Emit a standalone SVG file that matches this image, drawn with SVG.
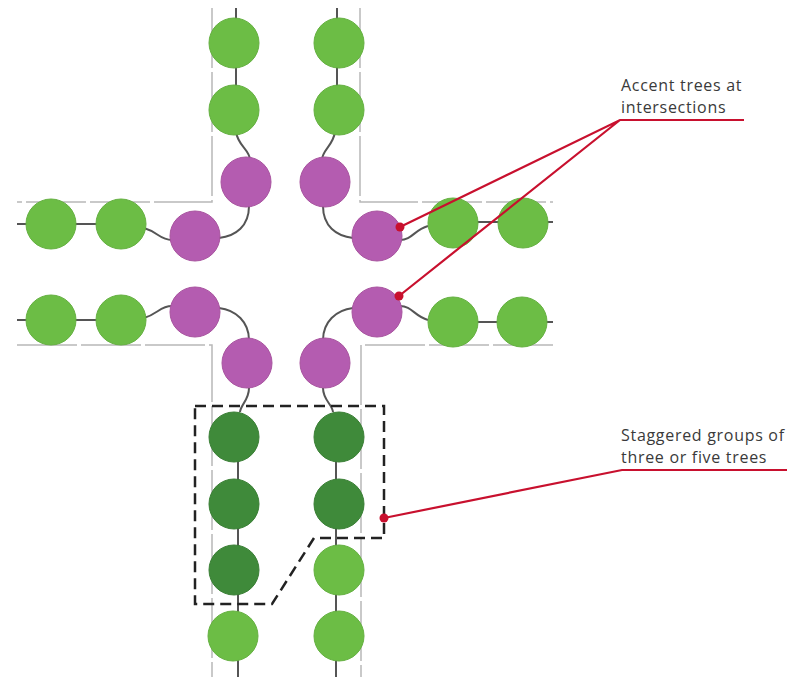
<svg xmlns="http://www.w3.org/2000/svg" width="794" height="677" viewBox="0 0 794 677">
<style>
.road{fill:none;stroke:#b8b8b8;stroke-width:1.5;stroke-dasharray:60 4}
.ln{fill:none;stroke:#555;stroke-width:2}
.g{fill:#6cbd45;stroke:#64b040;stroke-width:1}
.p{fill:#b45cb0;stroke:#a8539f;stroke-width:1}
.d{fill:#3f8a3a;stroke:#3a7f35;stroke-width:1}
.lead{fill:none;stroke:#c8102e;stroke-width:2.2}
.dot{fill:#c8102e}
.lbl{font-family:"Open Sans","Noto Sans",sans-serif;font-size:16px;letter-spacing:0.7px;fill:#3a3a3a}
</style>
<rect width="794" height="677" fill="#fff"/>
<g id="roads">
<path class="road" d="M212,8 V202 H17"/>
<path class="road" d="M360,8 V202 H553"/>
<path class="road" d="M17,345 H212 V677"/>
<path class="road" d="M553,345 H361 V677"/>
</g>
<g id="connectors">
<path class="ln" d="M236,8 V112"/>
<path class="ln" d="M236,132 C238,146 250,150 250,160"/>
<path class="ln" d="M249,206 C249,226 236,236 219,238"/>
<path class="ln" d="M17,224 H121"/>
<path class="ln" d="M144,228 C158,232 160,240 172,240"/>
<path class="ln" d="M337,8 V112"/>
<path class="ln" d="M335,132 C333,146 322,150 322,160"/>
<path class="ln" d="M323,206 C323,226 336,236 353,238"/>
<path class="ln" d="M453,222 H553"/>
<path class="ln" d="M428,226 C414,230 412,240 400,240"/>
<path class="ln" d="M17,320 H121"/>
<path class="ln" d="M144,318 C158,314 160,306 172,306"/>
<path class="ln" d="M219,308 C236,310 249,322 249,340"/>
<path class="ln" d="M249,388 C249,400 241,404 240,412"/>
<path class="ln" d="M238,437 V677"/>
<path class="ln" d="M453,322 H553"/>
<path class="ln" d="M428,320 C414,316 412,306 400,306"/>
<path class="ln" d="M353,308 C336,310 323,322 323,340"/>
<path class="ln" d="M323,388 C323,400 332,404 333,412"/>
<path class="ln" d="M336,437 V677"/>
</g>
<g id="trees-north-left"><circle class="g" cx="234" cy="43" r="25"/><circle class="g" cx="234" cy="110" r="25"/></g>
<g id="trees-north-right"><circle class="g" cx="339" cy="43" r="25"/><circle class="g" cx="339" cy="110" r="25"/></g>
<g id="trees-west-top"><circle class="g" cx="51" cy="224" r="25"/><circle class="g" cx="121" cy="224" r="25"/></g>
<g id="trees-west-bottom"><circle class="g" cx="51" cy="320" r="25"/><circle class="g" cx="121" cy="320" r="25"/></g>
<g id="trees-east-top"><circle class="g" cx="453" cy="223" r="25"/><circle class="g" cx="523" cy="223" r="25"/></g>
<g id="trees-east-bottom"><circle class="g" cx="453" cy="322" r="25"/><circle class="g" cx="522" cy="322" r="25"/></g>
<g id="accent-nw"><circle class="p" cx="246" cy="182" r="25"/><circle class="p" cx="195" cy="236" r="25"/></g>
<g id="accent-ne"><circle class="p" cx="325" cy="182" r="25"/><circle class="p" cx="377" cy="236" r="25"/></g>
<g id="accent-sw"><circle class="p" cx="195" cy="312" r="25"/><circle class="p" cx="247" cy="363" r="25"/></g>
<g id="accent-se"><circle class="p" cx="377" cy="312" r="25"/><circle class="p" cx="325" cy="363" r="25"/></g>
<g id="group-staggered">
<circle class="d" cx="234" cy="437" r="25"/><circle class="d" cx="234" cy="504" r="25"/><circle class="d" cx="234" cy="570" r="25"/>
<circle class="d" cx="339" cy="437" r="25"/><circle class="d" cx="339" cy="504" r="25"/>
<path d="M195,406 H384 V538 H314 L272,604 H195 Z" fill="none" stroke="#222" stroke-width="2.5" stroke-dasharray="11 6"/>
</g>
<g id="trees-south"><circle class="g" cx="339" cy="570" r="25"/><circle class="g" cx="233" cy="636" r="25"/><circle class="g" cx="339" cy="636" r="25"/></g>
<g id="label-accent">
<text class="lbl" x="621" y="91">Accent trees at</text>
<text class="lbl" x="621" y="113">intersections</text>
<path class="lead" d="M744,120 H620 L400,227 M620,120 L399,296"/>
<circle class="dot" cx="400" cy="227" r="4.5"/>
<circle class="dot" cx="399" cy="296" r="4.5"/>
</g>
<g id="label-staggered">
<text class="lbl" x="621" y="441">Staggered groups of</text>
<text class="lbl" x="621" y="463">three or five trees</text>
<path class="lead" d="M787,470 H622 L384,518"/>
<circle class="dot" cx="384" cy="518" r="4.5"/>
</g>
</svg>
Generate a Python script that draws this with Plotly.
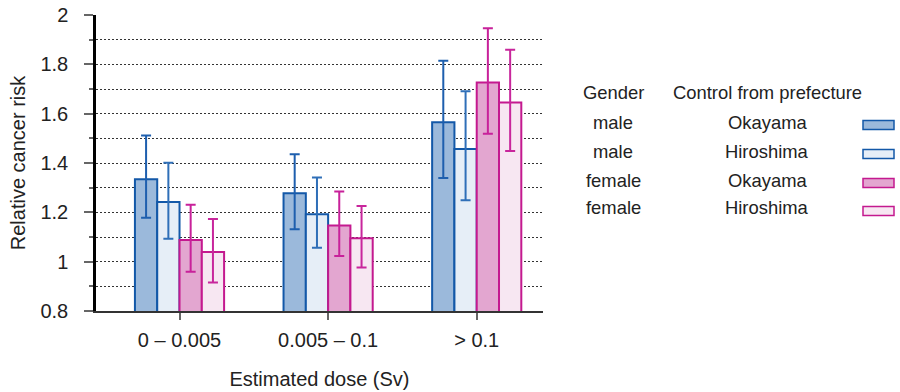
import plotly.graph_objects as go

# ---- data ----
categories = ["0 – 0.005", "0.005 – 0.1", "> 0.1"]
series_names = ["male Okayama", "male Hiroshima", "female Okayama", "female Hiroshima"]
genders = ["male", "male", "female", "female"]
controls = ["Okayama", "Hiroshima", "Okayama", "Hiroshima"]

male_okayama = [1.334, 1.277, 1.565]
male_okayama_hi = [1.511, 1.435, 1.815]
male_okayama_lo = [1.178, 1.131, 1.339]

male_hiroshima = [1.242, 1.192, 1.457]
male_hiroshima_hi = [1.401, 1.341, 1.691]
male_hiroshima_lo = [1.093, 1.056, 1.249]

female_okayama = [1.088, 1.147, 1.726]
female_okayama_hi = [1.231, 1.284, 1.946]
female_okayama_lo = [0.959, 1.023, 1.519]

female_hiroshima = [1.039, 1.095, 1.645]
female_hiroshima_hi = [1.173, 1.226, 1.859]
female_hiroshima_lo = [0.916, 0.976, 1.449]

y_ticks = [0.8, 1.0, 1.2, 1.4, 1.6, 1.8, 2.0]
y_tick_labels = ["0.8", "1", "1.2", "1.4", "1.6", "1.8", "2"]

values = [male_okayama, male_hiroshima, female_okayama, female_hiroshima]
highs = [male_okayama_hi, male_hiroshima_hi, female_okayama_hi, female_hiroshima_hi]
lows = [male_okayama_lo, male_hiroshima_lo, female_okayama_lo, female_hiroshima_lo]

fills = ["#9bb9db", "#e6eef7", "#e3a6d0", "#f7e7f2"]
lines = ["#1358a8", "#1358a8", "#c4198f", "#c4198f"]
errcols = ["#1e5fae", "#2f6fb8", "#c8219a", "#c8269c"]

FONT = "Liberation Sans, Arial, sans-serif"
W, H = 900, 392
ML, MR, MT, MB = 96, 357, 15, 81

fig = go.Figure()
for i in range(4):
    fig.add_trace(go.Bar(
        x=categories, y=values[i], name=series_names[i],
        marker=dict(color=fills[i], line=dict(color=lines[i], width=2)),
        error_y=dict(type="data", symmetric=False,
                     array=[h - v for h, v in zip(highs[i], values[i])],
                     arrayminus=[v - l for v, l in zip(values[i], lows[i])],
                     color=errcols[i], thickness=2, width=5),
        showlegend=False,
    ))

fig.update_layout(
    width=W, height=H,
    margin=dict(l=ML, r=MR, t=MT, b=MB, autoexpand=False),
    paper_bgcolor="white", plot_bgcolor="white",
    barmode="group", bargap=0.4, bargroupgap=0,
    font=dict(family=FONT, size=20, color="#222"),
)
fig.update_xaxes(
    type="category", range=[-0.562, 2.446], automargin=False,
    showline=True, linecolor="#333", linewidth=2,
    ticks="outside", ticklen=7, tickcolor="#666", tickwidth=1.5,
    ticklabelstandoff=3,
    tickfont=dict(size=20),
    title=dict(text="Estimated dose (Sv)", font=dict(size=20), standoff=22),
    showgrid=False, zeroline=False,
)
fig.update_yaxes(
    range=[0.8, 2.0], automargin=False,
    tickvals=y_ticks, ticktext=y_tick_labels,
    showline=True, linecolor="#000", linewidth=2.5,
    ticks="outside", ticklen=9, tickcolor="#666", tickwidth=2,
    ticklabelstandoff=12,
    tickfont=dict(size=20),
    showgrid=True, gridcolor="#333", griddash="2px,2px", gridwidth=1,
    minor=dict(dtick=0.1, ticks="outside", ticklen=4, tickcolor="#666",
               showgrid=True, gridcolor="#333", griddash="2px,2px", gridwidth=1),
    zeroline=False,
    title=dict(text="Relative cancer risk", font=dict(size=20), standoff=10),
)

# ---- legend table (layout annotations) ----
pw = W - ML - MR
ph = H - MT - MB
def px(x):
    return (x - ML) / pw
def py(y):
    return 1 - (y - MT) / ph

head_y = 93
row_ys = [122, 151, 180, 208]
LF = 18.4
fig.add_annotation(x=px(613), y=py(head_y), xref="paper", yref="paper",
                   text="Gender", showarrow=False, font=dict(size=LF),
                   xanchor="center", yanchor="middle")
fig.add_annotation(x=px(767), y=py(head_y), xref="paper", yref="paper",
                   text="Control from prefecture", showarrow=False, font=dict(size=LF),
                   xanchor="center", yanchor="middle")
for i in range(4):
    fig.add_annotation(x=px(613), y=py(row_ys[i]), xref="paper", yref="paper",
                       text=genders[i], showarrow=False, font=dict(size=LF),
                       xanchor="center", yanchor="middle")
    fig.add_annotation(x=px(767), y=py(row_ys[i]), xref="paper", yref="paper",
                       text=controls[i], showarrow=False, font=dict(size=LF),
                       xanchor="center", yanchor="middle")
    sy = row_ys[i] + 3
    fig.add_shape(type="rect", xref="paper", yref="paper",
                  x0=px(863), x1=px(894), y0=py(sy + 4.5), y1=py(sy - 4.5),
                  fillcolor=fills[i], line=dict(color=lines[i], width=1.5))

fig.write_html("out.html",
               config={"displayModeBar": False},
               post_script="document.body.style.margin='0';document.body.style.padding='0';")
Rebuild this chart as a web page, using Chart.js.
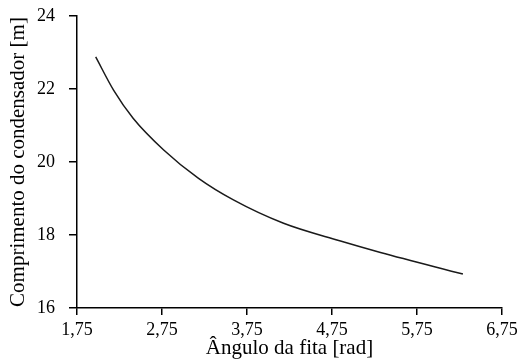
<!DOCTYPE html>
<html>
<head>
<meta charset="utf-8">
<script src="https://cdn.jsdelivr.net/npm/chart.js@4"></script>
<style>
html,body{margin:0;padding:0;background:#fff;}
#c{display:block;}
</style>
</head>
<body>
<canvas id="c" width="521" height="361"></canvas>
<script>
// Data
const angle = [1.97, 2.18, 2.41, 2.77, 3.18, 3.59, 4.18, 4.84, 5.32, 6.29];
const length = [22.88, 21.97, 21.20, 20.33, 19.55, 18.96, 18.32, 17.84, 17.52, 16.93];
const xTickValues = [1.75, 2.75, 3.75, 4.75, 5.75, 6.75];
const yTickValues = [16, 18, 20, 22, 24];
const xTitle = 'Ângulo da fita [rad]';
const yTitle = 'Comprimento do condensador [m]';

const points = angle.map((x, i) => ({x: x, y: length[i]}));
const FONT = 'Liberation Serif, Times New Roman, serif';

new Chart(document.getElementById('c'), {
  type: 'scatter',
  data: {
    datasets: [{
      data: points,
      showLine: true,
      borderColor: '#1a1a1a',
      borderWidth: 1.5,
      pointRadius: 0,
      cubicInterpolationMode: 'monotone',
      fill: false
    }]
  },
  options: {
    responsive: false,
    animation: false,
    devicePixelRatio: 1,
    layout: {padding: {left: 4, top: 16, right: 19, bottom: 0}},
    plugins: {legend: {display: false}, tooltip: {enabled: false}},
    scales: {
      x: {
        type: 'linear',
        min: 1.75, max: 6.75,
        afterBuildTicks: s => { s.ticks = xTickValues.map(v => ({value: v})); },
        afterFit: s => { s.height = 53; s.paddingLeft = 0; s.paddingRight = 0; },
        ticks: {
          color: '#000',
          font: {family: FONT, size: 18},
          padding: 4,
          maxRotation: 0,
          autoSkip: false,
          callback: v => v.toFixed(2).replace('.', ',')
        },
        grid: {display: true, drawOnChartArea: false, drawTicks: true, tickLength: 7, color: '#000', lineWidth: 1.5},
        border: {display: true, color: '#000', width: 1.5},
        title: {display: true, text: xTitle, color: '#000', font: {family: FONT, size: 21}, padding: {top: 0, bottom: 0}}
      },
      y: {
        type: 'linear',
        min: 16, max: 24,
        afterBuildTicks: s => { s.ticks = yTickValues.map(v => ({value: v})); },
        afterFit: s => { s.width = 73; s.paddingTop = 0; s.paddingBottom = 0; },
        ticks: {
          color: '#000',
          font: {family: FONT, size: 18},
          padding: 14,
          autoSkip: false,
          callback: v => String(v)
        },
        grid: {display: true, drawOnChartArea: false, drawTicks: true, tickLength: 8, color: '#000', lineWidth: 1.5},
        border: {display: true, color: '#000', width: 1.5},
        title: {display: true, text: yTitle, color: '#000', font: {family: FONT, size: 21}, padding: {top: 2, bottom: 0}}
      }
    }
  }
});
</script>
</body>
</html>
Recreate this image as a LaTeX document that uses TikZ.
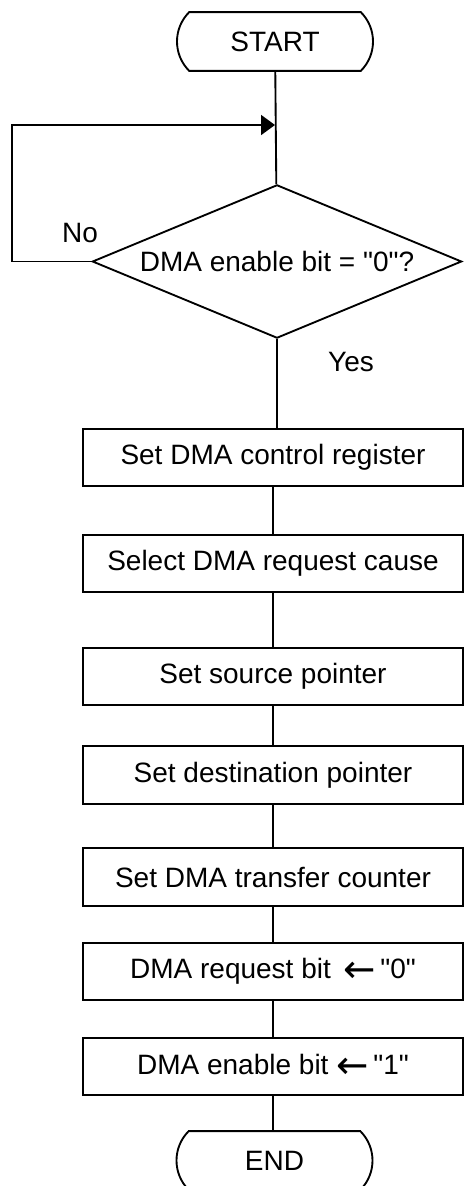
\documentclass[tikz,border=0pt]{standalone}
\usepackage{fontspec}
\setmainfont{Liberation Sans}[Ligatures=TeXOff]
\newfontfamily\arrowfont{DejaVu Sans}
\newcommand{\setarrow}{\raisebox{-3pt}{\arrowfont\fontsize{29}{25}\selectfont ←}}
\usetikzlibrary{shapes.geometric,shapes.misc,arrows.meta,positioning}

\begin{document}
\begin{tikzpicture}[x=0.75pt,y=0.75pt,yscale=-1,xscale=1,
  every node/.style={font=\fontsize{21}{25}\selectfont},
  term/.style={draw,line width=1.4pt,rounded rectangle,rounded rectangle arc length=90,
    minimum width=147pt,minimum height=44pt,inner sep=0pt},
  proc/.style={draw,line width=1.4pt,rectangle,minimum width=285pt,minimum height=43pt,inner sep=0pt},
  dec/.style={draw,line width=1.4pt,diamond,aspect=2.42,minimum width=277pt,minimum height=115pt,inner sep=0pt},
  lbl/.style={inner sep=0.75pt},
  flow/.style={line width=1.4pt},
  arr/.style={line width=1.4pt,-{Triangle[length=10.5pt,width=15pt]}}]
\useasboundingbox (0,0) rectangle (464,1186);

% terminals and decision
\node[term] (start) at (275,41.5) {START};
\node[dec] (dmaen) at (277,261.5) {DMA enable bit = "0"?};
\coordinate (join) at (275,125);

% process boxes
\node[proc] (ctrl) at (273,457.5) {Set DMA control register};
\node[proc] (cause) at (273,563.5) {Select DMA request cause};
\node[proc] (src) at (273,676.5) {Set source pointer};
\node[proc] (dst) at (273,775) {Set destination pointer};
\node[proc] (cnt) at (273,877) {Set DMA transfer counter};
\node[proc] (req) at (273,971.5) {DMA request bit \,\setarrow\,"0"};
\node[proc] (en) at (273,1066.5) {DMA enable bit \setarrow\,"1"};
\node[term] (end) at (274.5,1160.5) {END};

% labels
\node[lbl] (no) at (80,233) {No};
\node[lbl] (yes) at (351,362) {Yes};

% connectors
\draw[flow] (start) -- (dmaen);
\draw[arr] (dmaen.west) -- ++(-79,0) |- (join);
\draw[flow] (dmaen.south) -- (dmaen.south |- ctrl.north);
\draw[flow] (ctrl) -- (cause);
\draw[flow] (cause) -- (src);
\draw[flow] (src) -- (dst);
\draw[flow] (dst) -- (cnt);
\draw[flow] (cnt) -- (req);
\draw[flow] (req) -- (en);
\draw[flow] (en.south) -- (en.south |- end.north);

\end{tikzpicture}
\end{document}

*-*-*

- _Stated problem_
Make an exact copy of only the lines from the one with "Recreate this image" through the one with "(yes) at (351,362)". Pictures don't belong in it.

- _Response_
Recreate this image as a LaTeX document that uses TikZ.
\documentclass[tikz,border=0pt]{standalone}
\usepackage{fontspec}
\setmainfont{Liberation Sans}[Ligatures=TeXOff]
\newfontfamily\arrowfont{DejaVu Sans}
\newcommand{\setarrow}{\raisebox{-3pt}{\arrowfont\fontsize{29}{25}\selectfont ←}}
\usetikzlibrary{shapes.geometric,shapes.misc,arrows.meta,positioning}

\begin{document}
\begin{tikzpicture}[x=0.75pt,y=0.75pt,yscale=-1,xscale=1,
  every node/.style={font=\fontsize{21}{25}\selectfont},
  term/.style={draw,line width=1.4pt,rounded rectangle,rounded rectangle arc length=90,
    minimum width=147pt,minimum height=44pt,inner sep=0pt},
  proc/.style={draw,line width=1.4pt,rectangle,minimum width=285pt,minimum height=43pt,inner sep=0pt},
  dec/.style={draw,line width=1.4pt,diamond,aspect=2.42,minimum width=277pt,minimum height=115pt,inner sep=0pt},
  lbl/.style={inner sep=0.75pt},
  flow/.style={line width=1.4pt},
  arr/.style={line width=1.4pt,-{Triangle[length=10.5pt,width=15pt]}}]
\useasboundingbox (0,0) rectangle (464,1186);

% terminals and decision
\node[term] (start) at (275,41.5) {START};
\node[dec] (dmaen) at (277,261.5) {DMA enable bit = "0"?};
\coordinate (join) at (275,125);

% process boxes
\node[proc] (ctrl) at (273,457.5) {Set DMA control register};
\node[proc] (cause) at (273,563.5) {Select DMA request cause};
\node[proc] (src) at (273,676.5) {Set source pointer};
\node[proc] (dst) at (273,775) {Set destination pointer};
\node[proc] (cnt) at (273,877) {Set DMA transfer counter};
\node[proc] (req) at (273,971.5) {DMA request bit \,\setarrow\,"0"};
\node[proc] (en) at (273,1066.5) {DMA enable bit \setarrow\,"1"};
\node[term] (end) at (274.5,1160.5) {END};

% labels
\node[lbl] (no) at (80,233) {No};
\node[lbl] (yes) at (351,362) {Yes};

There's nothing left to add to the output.